Art and Engineering in the Space Industry

Raymond Loewy and the Skylab Window: Humanizing Habitability Design

Often times people ask me what is the single most representative example of artists having an impact on technology in the space industry. I always start with the poetically simple example of Raymond Loewy and the Skylab window (which I hope brings you the same smile it brought when João Montenegro shared it with me). 

Born in 1893, Raymond Loewy was a French-American industrial designer famous for many ubiquitous designs:

“I can claim to have made the daily life of the 20th Century more beautiful.” - Raymond Lowey


In the early 1970s Raymond Loewy was brought in alongside concept artist Syd Mead (who later worked on Tron and Blade Runner) to assist with the habitability components of Skylab, including developing "man–machine interfaces that would make Skylab’s hollowed-out rocket cylinder interior livable", as well as "designing a better toilet, and apportioning spaces for crew privacy and socializing." 


The duo's gorgeous concepts were hard for engineers to stomache. One such factor was whether or not to put in a window. Originally, the plan was to just launch in an enclosed space, with the engineers citing factor of safety concerns and practicality.

"When an observation window was proposed for the wardoom, which had no link to any specific experiment, there was an objection that it was a weakness in the hull 

However, going to space to sit in a tin-can for days hardly sounds like a pleasant or meaningful expereince. Raymond Lowley recognized it's crucial importance and advocated for it strongly:
"I insisted that the porthole be installed on a partition so that the astronauts on long missions could have some view of Earth." - Raymond Loewy
His insistence proved itself soon. In the end, the risk was accepted and the window just over the dining table served as meeting and and relaxation space for astronauts offering "the crews an important view of Earth and the cosmos, and it was the centre of thier relaxation time using the binoculars to aid observations through the window." (Design of Supporting Systems for Life in Outer Space by Annalisa Dominoni).

Jerry Carr was looking out of the window as Skylab passed over the western coastling of the continental United States at orbital sunset. Below him he could see the illuminated kidney bean shape of greater Los Angeles and both bridges of San Francisco twinkling as night covered the ground. [...] This spectacular view, as the golden Sun was surrounded by the velvet black of night, would be one of his most treasured memories of the mission" (Dominoni).

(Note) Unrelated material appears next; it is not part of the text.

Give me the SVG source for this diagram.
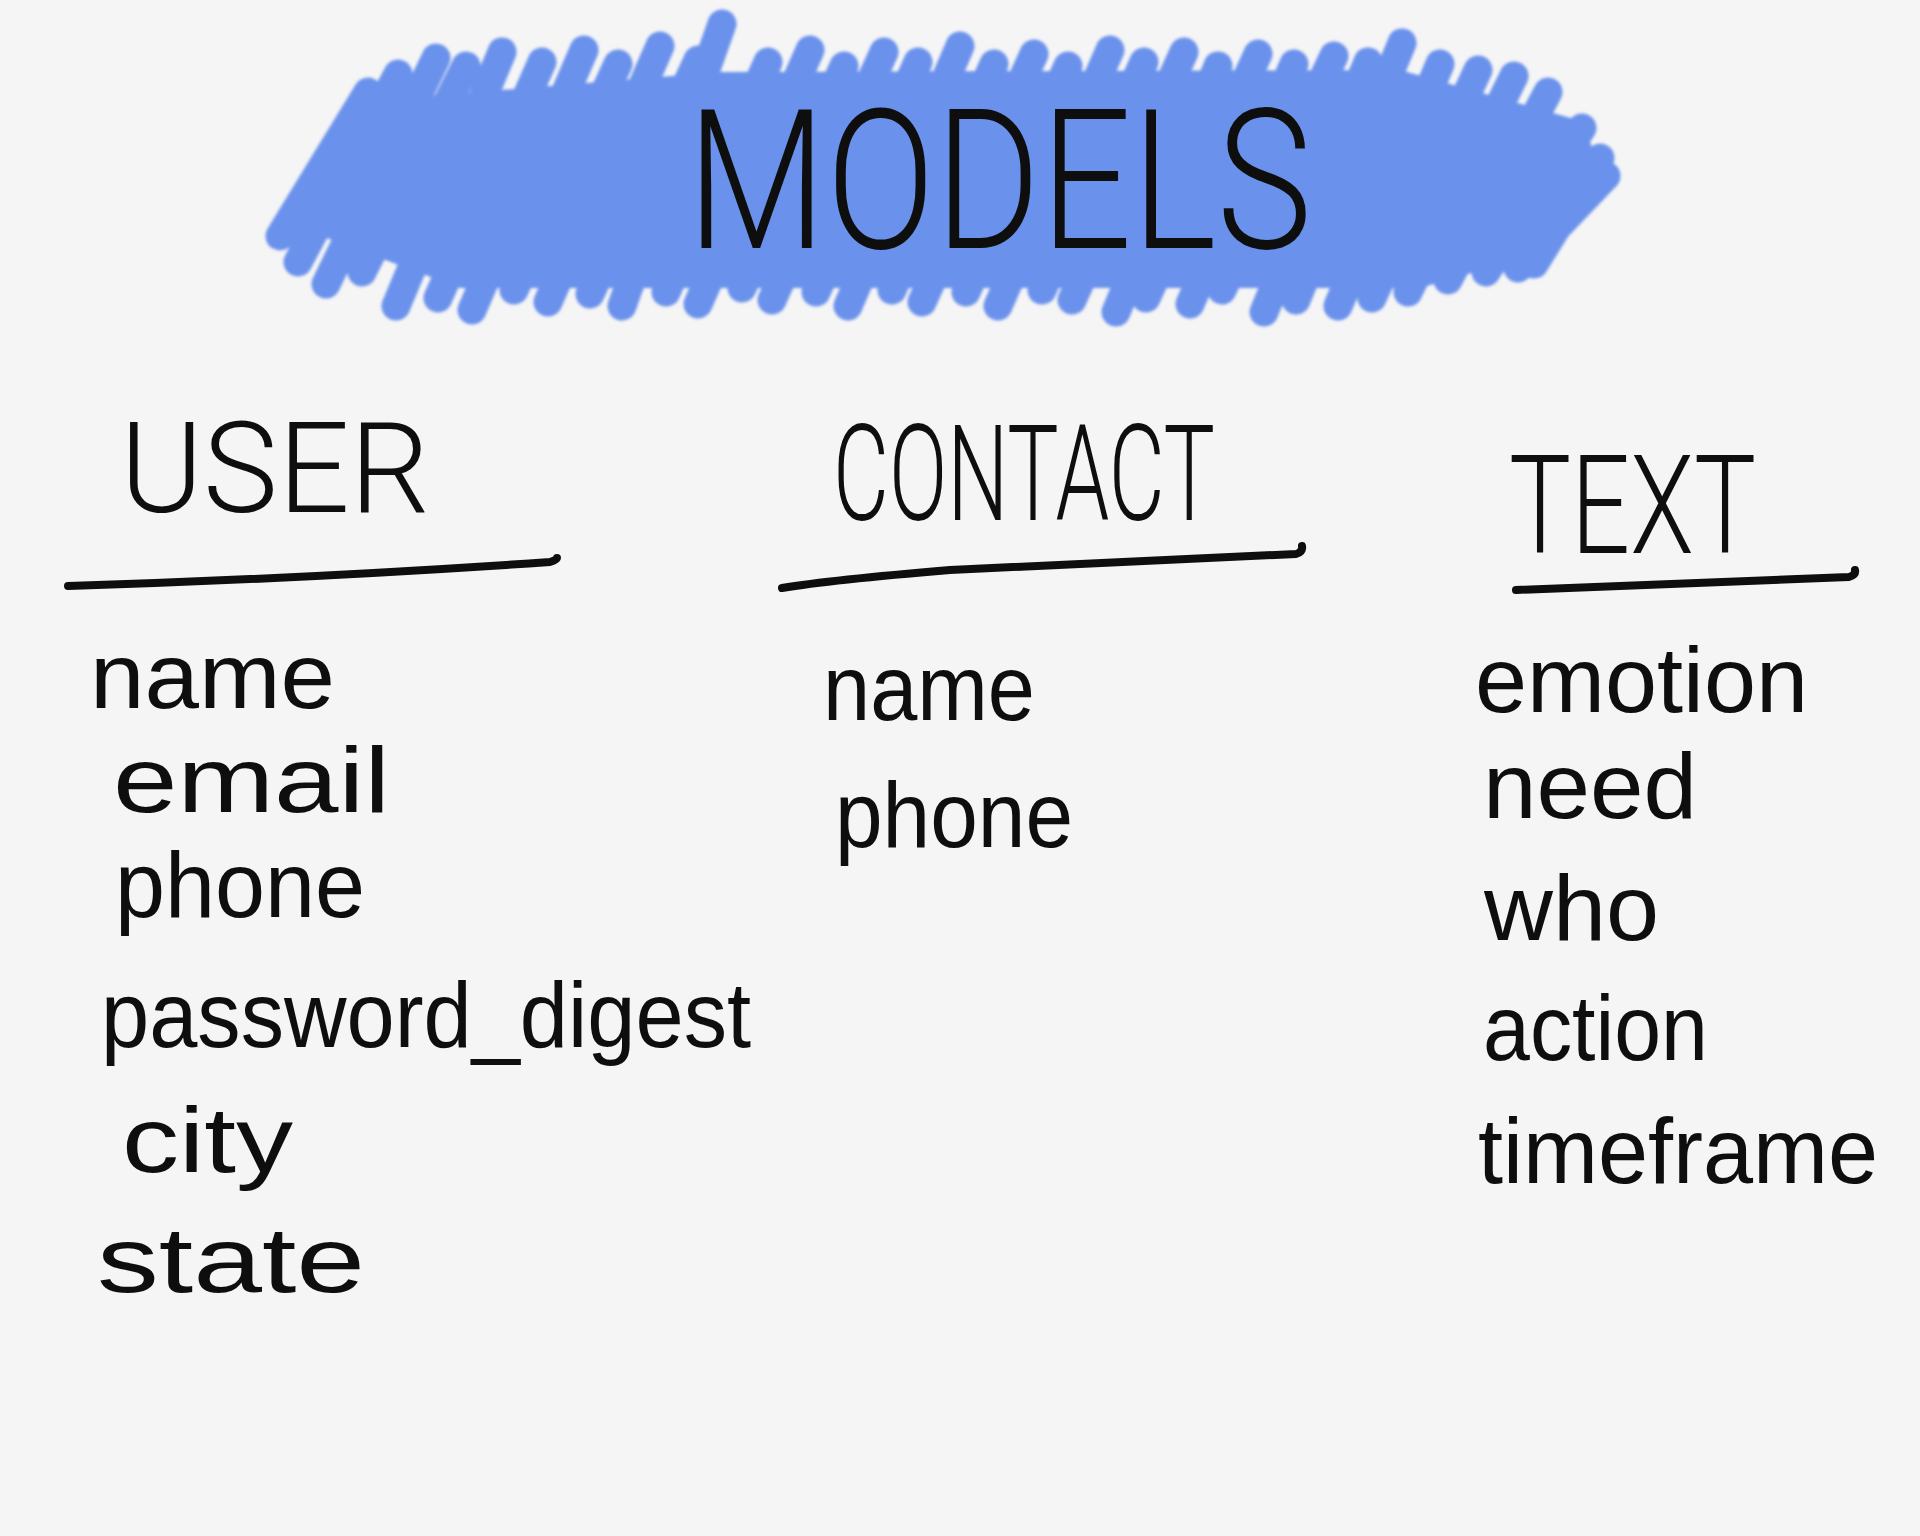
<svg xmlns="http://www.w3.org/2000/svg" width="1920" height="1536" viewBox="0 0 1920 1536">
<defs>
<filter id="soft" x="-5%" y="-10%" width="110%" height="120%"><feGaussianBlur stdDeviation="1.8"/></filter>
</defs>
<style>
.ink{font-family:"Liberation Sans",Arial,sans-serif;fill:#0e0e0e}
.lt{font-family:Roboto,"Liberation Sans",Arial,sans-serif;font-weight:300;fill:#0e0e0e}
.f{font-size:92px}
.ul{fill:none;stroke:#0e0e0e;stroke-width:8;stroke-linecap:round;stroke-linejoin:round}
.sc{stroke:#6a92ec;stroke-width:29;stroke-linecap:round;fill:none}
</style>
<rect width="1920" height="1536" fill="#f5f5f5"/>
<g id="title">
<g id="scribble" filter="url(#soft)">
<polygon points="292,225 380,100 720,72 1400,70 1585,122 1598,172 1530,256 1420,288 460,288" fill="#6a92ec"/>
<path class="sc" d="M280,236 L368,92 M298,262 L398,74 M326,284 L436,58 M362,272 L466,66 M396,306 L502,52 M438,298 L542,62 M472,310 L584,50 M514,290 L618,64 M548,302 L660,46 M590,294 L698,60 M622,306 L722,24 M666,292 L768,62 M698,304 L810,50 M742,288 L844,66 M772,300 L884,52 M816,292 L918,62 M848,306 L960,46 M892,290 L994,64 M922,302 L1034,54 M966,292 L1068,66 M998,306 L1110,50 M1042,290 L1144,62 M1072,300 L1184,52 M1116,312 L1218,66 M1146,298 L1258,54 M1190,304 L1294,64 M1222,290 L1334,56 M1264,312 L1368,62 M1296,300 L1402,43 M1338,306 L1440,64 M1372,298 L1478,70 M1408,292 L1514,76 M1448,280 L1548,92 M1486,272 L1582,128 M1518,268 L1606,176 M1534,264 L1600,158"/>
</g>
<text class="lt" x="687" y="248" font-size="195" textLength="625" lengthAdjust="spacingAndGlyphs">MODELS</text>
</g>
<g id="user">
<text class="lt" x="120" y="512" font-size="127" textLength="310" lengthAdjust="spacingAndGlyphs">USER</text>
<path class="ul" d="M68,586 Q300,579 550,562 Q557,560 557,558"/>
<text class="ink f" x="90" y="708" textLength="245" lengthAdjust="spacingAndGlyphs">name</text>
<text class="ink f" x="113" y="812" textLength="277" lengthAdjust="spacingAndGlyphs">email</text>
<text class="ink f" x="115" y="917" textLength="250" lengthAdjust="spacingAndGlyphs">phone</text>
<text class="ink f" x="101" y="1047" textLength="650" lengthAdjust="spacingAndGlyphs">password_digest</text>
<text class="ink f" x="122" y="1172" textLength="171" lengthAdjust="spacingAndGlyphs">city</text>
<text class="ink f" x="97" y="1292" textLength="268" lengthAdjust="spacingAndGlyphs">state</text>
</g>
<g id="contact">
<text class="lt" x="833" y="520" font-size="133" textLength="382" lengthAdjust="spacingAndGlyphs">CONTACT</text>
<path class="ul" d="M782,588 Q830,580 950,570 L1296,554 Q1303,552 1302,546"/>
<text class="ink f" x="823" y="720" textLength="212" lengthAdjust="spacingAndGlyphs">name</text>
<text class="ink f" x="835" y="847" textLength="238" lengthAdjust="spacingAndGlyphs">phone</text>
</g>
<g id="text">
<text class="lt" x="1509" y="553" font-size="137" textLength="247" lengthAdjust="spacingAndGlyphs">TEXT</text>
<path class="ul" d="M1516,590 L1849,577 Q1856,575 1855,570"/>
<text class="ink f" x="1475" y="712" textLength="333" lengthAdjust="spacingAndGlyphs">emotion</text>
<text class="ink f" x="1483" y="818" textLength="214" lengthAdjust="spacingAndGlyphs">need</text>
<text class="ink f" x="1484" y="940" textLength="175" lengthAdjust="spacingAndGlyphs">who</text>
<text class="ink f" x="1483" y="1060" textLength="225" lengthAdjust="spacingAndGlyphs">action</text>
<text class="ink f" x="1478" y="1183" textLength="400" lengthAdjust="spacingAndGlyphs">timeframe</text>
</g>
</svg>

The window set a precedent that that Habitability was valued above just "survival". However it was far from easy for that to happen. 

"Architects I spoke with and the archives I accessed locate the problem [of valuing habitability] in NASA’s early years, when people debated whether space capsules “should” have windows. The story of how windows “humanized” space vehicles was passionately repeated to me also by astronauts and designers, who saw “human-centered design” as vital for astronaut functionality and health as well as for enacting spaceflight’s purpose to use spacefarers as situated inhabitants for socially incorporating outer spaces

Despite these efforts, one JSC architect told me, astronauts reported that Skylab interiors were “ugly as hell.” And, like most of NASA’s actual vehicles, Skylab bore almost no resemblance to the space stations imagined by futurist midcentury artists and the man known in some NASA circles as the agency’s first “architect,” Wernher von Braun, whose visions were also translated publicly in the “Man in Space” episode of the Walt Disney Company’s Disneyland television series and in the Disneyland park’s Tomorrowland attraction" (Olson).

Additionally, Dominoni argues that the designer still failed to emerge as a "key figure necessary from the early stages of product development, because the engineers do not consider priority aspects related to habitability, as we saw in the case study of the Skylab laboratory, in which although there was a part of NASA that was opening up to the concepts of comfort, the internal resistances to Raymond Loewy were still many, like wondering what window was for, even if then, in the end, they realized."

During the 2005 Constellation program, NASA carved out the Habitability Design Center, coalescing this shift in ideology into a dedicated team. The team included a diverse range from artists, designers, engineers, and architects that spent thier days carving, sanding, sketching, and testing ideas. 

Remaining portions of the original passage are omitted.